We now know that almost everything positive we want to do comes with negative consequences that weigh against the folly of proceeding with thoughtless habit. Old practices, once accepted and unquestioned, are presently complicated with unwanted results and complex ethical dilemmas. It is the role of our leaders to read this conundrum and steer us through a dangerous and difficult course. Instead, they are silent. Or even worse, they remain the proponents of the thoughtless habits that mire us in a deepening problem.

This is the root explanation for the rising chorus of public objections to mines, pipelines, oil tankers, tar sands, free trade agreements, international financial systems and a corporate world of manufactured venality and consumerism. All these practices are carrying us in the direction of environmental trouble rather than away from it. Negativity becomes the pervasive mood because the pervasive course is negative. We cannot be hopeful if we are moving in the direction of our undoing. When we are not actively pursuing solutions to difficult problems then the frustration accumulates as cynicism. If society’s energies are not directed in constructive behaviour, they are wasted in destructive diversions.

The role of political leaders is to inform and lead the public. If they are in denial about the global climate crisis, or if they are deliberately avoiding the scientific evidence, or if they are attempting to deceive, then their exercise is futile and defeating. This is the age of information. People know. They can recognize dishonesty because it appears as hypocrisy.

People also recognize honesty and bravery, the attributes of heroes, visionaries and leaders. “Politically impossible” is the acquiescing course of the opportunist who follows the path of old destructive habits even when a better route is known.

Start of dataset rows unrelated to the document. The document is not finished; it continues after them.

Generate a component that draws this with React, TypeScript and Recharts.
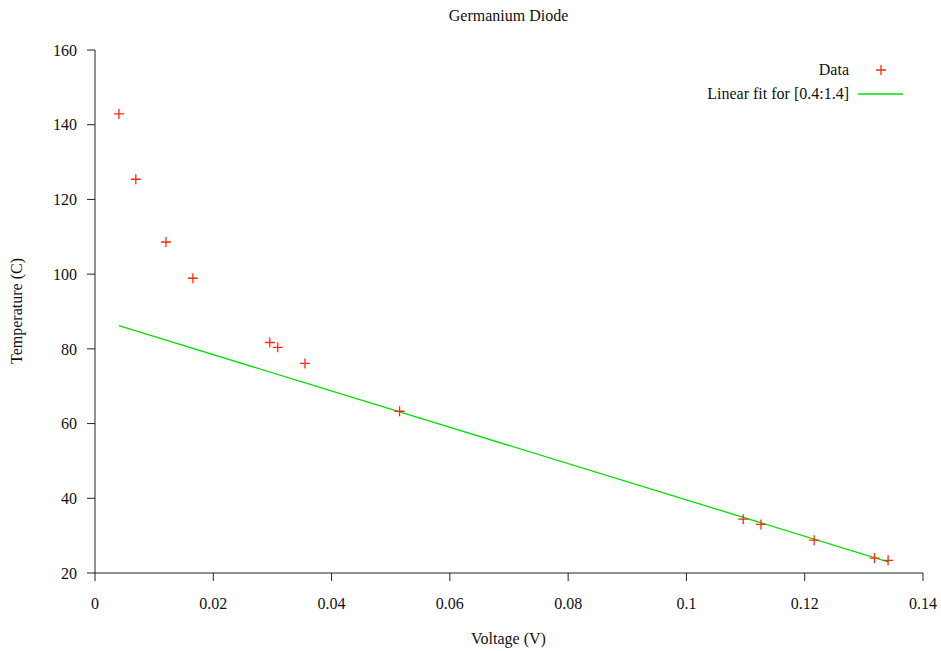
import React from "react";
import { ScatterChart, Scatter, XAxis, YAxis, Label } from "recharts";

// measured diode voltage (V) vs temperature (C)
const voltage = [
  0.00405, 0.0069, 0.0120, 0.01655, 0.02956, 0.0309, 0.0355, 0.0515,
  0.1096, 0.1126, 0.1216, 0.1318, 0.1341,
];
const temperature = [
  142.9, 125.4, 108.6, 98.9, 81.7, 80.4, 76.1, 63.3,
  34.4, 33.0, 28.8, 24.0, 23.4,
];

// linear fit evaluated at the ends of the data range
const fitVoltage = [0.00405, 0.1341];
const fitTemperature = [86.2, 23.0];

const xTicks = [0, 0.02, 0.04, 0.06, 0.08, 0.1, 0.12, 0.14];
const yTicks = [20, 40, 60, 80, 100, 120, 140, 160];

const FONT = "'Liberation Serif', 'DejaVu Serif', serif";
const RED = "#ff2a12";
const GREEN = "#00e000";
const AXIS = "#222";

const points = voltage.map((v, i) => ({ v, t: temperature[i] }));
const fitLine = fitVoltage.map((v, i) => ({ v, t: fitTemperature[i] }));

function Plus({ cx, cy }: { cx?: number; cy?: number }) {
  if (cx == null || cy == null) return null;
  return (
    <path
      d={`M${cx - 5},${cy}h10M${cx},${cy - 5}v10`}
      stroke={RED}
      strokeWidth={1.3}
      fill="none"
    />
  );
}

export default function App() {
  const tickStyle = { fontSize: 16, fontFamily: FONT, fill: "#111" };

  return (
    <div style={{ position: "absolute", left: 0, top: 0, width: 941, height: 651, background: "#fff" }}>
      <ScatterChart width={941} height={651} margin={{ top: 50, right: 18, bottom: 0, left: 0 }}>
        <XAxis
          type="number"
          dataKey="v"
          domain={[0, 0.14]}
          ticks={xTicks}
          tickFormatter={(v) => String(v)}
          height={78}
          stroke={AXIS}
          tickSize={8}
          tickMargin={17}
          tick={tickStyle}
          allowDataOverflow
        >
          <Label
            content={() => (
              <text x={508.5} y={644} textAnchor="middle" fontSize={16} fontFamily={FONT} fill="#111">
                Voltage (V)
              </text>
            )}
          />
        </XAxis>
        <YAxis
          type="number"
          dataKey="t"
          domain={[20, 160]}
          ticks={yTicks}
          width={95}
          stroke={AXIS}
          tickSize={8}
          tickMargin={10}
          tick={tickStyle}
          allowDataOverflow
        >
          <Label
            content={() => (
              <text
                x={22}
                y={311}
                transform="rotate(-90 22 311)"
                textAnchor="middle"
                fontSize={16}
                fontFamily={FONT}
                fill="#111"
              >
                Temperature (C)
              </text>
            )}
          />
        </YAxis>
        <Scatter
          data={fitLine}
          line={{ stroke: GREEN, strokeWidth: 1.3 }}
          shape={() => <g />}
          isAnimationActive={false}
        />
        <Scatter data={points} shape={<Plus />} isAnimationActive={false} />
      </ScatterChart>

      <div
        style={{
          position: "absolute",
          left: 0,
          top: 7,
          width: 1017,
          textAlign: "center",
          fontFamily: FONT,
          fontSize: 16,
          color: "#111",
        }}
      >
        Germanium Diode
      </div>

      <div style={{ position: "absolute", left: 600, top: 58, width: 320, fontFamily: FONT, fontSize: 16, color: "#111" }}>
        <div style={{ display: "flex", alignItems: "center", height: 24 }}>
          <span style={{ width: 249, textAlign: "right" }}>Data</span>
          <svg width={60} height={24}>
            <path d="M27,12h10M32,7v10" stroke={RED} strokeWidth={1.3} fill="none" />
          </svg>
        </div>
        <div style={{ display: "flex", alignItems: "center", height: 24 }}>
          <span style={{ width: 249, textAlign: "right" }}>Linear fit for [0.4:1.4]</span>
          <svg width={60} height={24}>
            <line x1={9} y1={12} x2={54} y2={12} stroke={GREEN} strokeWidth={1.3} />
          </svg>
        </div>
      </div>
    </div>
  );
}
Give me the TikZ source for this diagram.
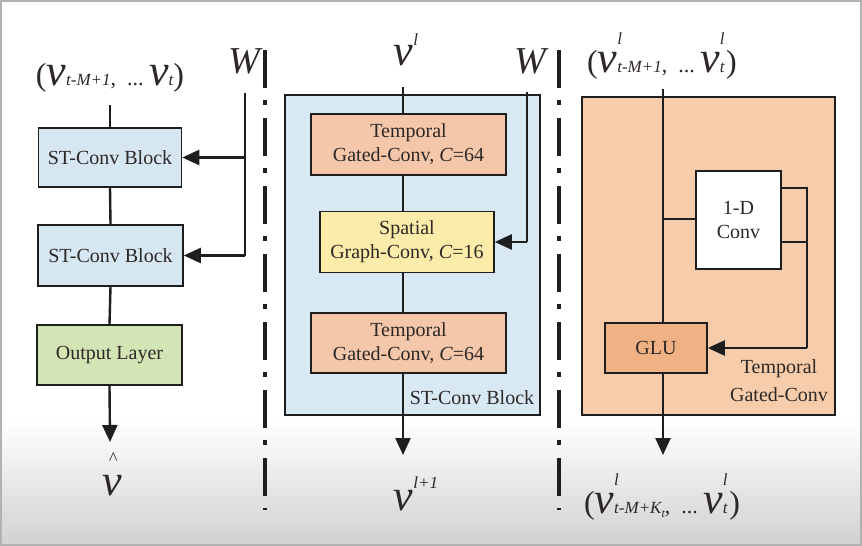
\documentclass[tikz,border=0pt]{standalone}
\usepackage{fontspec}
\setmainfont{Liberation Serif}
\usetikzlibrary{arrows.meta}
\definecolor{ln}{RGB}{30,30,30}
\definecolor{txt}{RGB}{45,40,38}
\definecolor{stblue}{RGB}{214,231,242}
\definecolor{bigblue}{RGB}{216,233,244}
\definecolor{tgorange}{RGB}{244,198,170}
\definecolor{spyellow}{RGB}{252,236,170}
\definecolor{outgreen}{RGB}{211,228,181}
\definecolor{rorange}{RGB}{246,204,170}
\definecolor{gluorange}{RGB}{240,178,132}
\newcommand{\bigv}{{\fontsize{44}{44}\selectfont\itshape v}}
\newcommand{\lpar}{{\fontsize{32}{32}\selectfont (}}
\newcommand{\rpar}{{\fontsize{32}{32}\selectfont )}}
\newcommand{\sbs}[1]{{\fontsize{17}{17}\selectfont\itshape #1}}
\newcommand{\cdts}{{\fontsize{22}{22}\selectfont,\ \ ...\ }}
\newcommand{\supsub}[2]{\rlap{\raisebox{28pt}{\sbs{#1}}}\sbs{#2}}
\begin{document}
\begin{tikzpicture}[x=1pt,y=-1pt,
  box/.style={draw=ln, line width=1.6pt, inner sep=0pt, align=center, text=txt,
    font=\fontsize{20}{24}\selectfont},
  wire/.style={draw=ln, line width=2.4pt},
  arr/.style={wire, -{Triangle[length=17pt,width=15pt]}},
  sepline/.style={draw=ln, line width=3.5pt, dash pattern=on 38pt off 12pt on 5pt off 13pt},
  lab/.style={inner sep=0pt, anchor=base, text=txt}]
\useasboundingbox (0,0) rectangle (862,546);
\fill[white] (0,0) rectangle (862,546);
\shade[top color=white, bottom color=black!18] (0,420) rectangle (862,546);
\draw[black!30, line width=2pt] (1,1) rectangle (861,545);

% separators
\draw[sepline] (265,50) -- (265,510);
\draw[sepline] (559,50) -- (559,510);

% ---------- left panel ----------
\node[lab] (inL) at (110,85) {\lpar\bigv\sbs{t-M+1}\cdts\bigv\sbs{t}\rpar};
\node[lab, font=\fontsize{38}{38}\selectfont\itshape] (W1) at (244,73) {W};
\node[box, fill=stblue, minimum width=143pt, minimum height=59pt] (stc1) at (110,157.5) {ST-Conv Block};
\node[box, fill=stblue, minimum width=145pt, minimum height=61pt] (stc2) at (110.5,255.5) {ST-Conv Block};
\node[box, fill=outgreen, minimum width=145pt, minimum height=60pt] (outl) at (109.5,355) {Output Layer};
\node[lab] (vhat) at (112,495) {\rlap{\hspace{7pt}\raisebox{31pt}{\fontsize{18}{18}\selectfont\textasciicircum}}\bigv};
\coordinate (lt) at (110,105);
\coordinate (lb) at (110,442);
\coordinate (wl) at (245,93);
\draw[wire] (lt) -- (stc1.north);
\draw[wire] (stc1.south) -- (stc2.north);
\draw[wire] (stc2.south) -- (outl.north);
\draw[arr] (outl.south) -- (lb);
\draw[wire] (wl) -- (wl |- stc2.east);
\draw[arr] (wl |- stc2.east) -- (stc2.east);
\draw[arr] (wl |- stc1.east) -- (stc1.east);

% ---------- middle panel ----------
\node[draw=ln, line width=1.6pt, fill=bigblue, minimum width=255pt, minimum height=320pt, inner sep=0pt] (blk) at (412.5,255) {};
\node[lab] (vl) at (406,65) {\bigv\raisebox{20pt}{\sbs{l}}};
\node[lab, font=\fontsize{38}{38}\selectfont\itshape] (W2) at (530,73) {W};
\node[box, fill=tgorange, minimum width=195pt, minimum height=61pt] (tg1) at (408.5,144.5) {Temporal\\Gated-Conv, \textit{C}=64};
\node[box, fill=spyellow, minimum width=174pt, minimum height=61pt] (sp) at (407,242) {Spatial\\Graph-Conv, \textit{C}=16};
\node[box, fill=tgorange, minimum width=195pt, minimum height=60pt] (tg2) at (408.5,343) {Temporal\\Gated-Conv, \textit{C}=64};
\node[inner sep=0pt, text=txt, font=\fontsize{20}{24}\selectfont] (blklab) at (472,398) {ST-Conv Block};
\node[lab] (vl1) at (416,510) {\bigv\raisebox{22pt}{\sbs{l+1}}};
\coordinate (mt) at (403,87);
\coordinate (mb) at (403,455);
\coordinate (wm) at (527,92);
\draw[wire] (mt) -- (mt |- tg1.north);
\draw[wire] (mt |- tg1.south) -- (mt |- sp.north);
\draw[wire] (mt |- sp.south) -- (mt |- tg2.north);
\draw[arr] (mt |- tg2.south) -- (mb);
\draw[wire] (wm) -- (wm |- sp.east);
\draw[arr] (wm |- sp.east) -- (sp.east);

% ---------- right panel ----------
\node[draw=ln, line width=1.6pt, fill=rorange, minimum width=253pt, minimum height=318pt, inner sep=0pt] (tgc) at (708.5,256) {};
\node[lab] (inR) at (662,72) {\lpar\bigv\supsub{l}{t-M+1}\cdts\bigv\supsub{l}{t}\,\rpar};
\node[box, fill=white, minimum width=85pt, minimum height=98pt] (c1d) at (738.5,220) {1-D\\Conv};
\node[box, fill=gluorange, minimum width=102pt, minimum height=50pt] (glu) at (656,348) {GLU};
\node[inner sep=0pt, align=center, text=txt, font=\fontsize{20}{28}\selectfont] (tgclab) at (779,381) {Temporal\\Gated-Conv};
\node[lab] (outR) at (662,513) {\lpar\bigv\supsub{l}{t-M+K\raisebox{-4pt}{\fontsize{12}{12}\selectfont\itshape t}}\cdts\bigv\supsub{l}{t}\,\rpar};
\coordinate (rt) at (663,89);
\coordinate (rb) at (663,455);
\coordinate (rs) at (663,219);
\coordinate (ra) at (807,188);
\coordinate (rc) at (807,242);
\draw[wire] (rt) -- (rt |- glu.north);
\draw[arr] (rt |- glu.south) -- (rb);
\draw[wire] (rs) -- (rs -| c1d.west);
\draw[wire] (ra -| c1d.east) -- (ra) -- (ra |- glu.east);
\draw[wire] (rc -| c1d.east) -- (rc);
\draw[arr] (ra |- glu.east) -- (glu.east);
\end{tikzpicture}
\end{document}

The present is connected to the future through the unfolding of circumstances. We know how those circumstances are unfolding. So, what will be history’s judgment of those who knew of the unfolding climate crisis but did not act to prevent it? When something could have been done, ethics require action. History has declared that “politically impossible” has never been an excuse for abject and wanton neglect.


About Ray Grigg

Ray Grigg is in his ninth year as a weekly environmental columnist for the Campbell River Courier-Islander on BC's Vancouver Island. Before this column, titled Shades of Green - now appearing on as well - Ray wrote a bi-weekly environmental column for five years. He is the author of seven internationally published books on Oriental philosophy, specifically Zen and Taoism. His academic background is in English literature, psychology, cultural history, and philosophy. He has travelled to some 45 countries around the globe.

1 thought on “The ethics of politically impossible

  1. The ecological crises are bound to get much worse, but yes, there are signs that a change of consciousness is also taking place, worldwide. But you must switch off the noise, the chatter, the TV, and listen.

    At the moment I am commenting from clear across the continent as yet another “historic” storm sets its sights on the East Coast. I have also been musing over American Indian activist Russell Means who passed away last weekend.

    Russell would tell of a hitchhiker who asked him what the topic of his upcoming lecture would be. “What you just gave up”, Russell answered. “What’s that?”, the hitch-hiker inquired. “Your freedom”, Russell replied, “You gave up your freedom the instant you got in this damn car.”

    Sometimes greater consciousness, new awareness, strikes like a bolt of lightning. May the human race be so lucky as the ice caps melt and the oceans rise.

    And if time seems short, Russell Means also reminded us that he did not fear death because nobody gets out of this world alive. There is ongoing creation beyond us and after us. It is better to leave this life as a warrior for generations to come.

    Thanks for the article. A pleasure, as always. And for listening.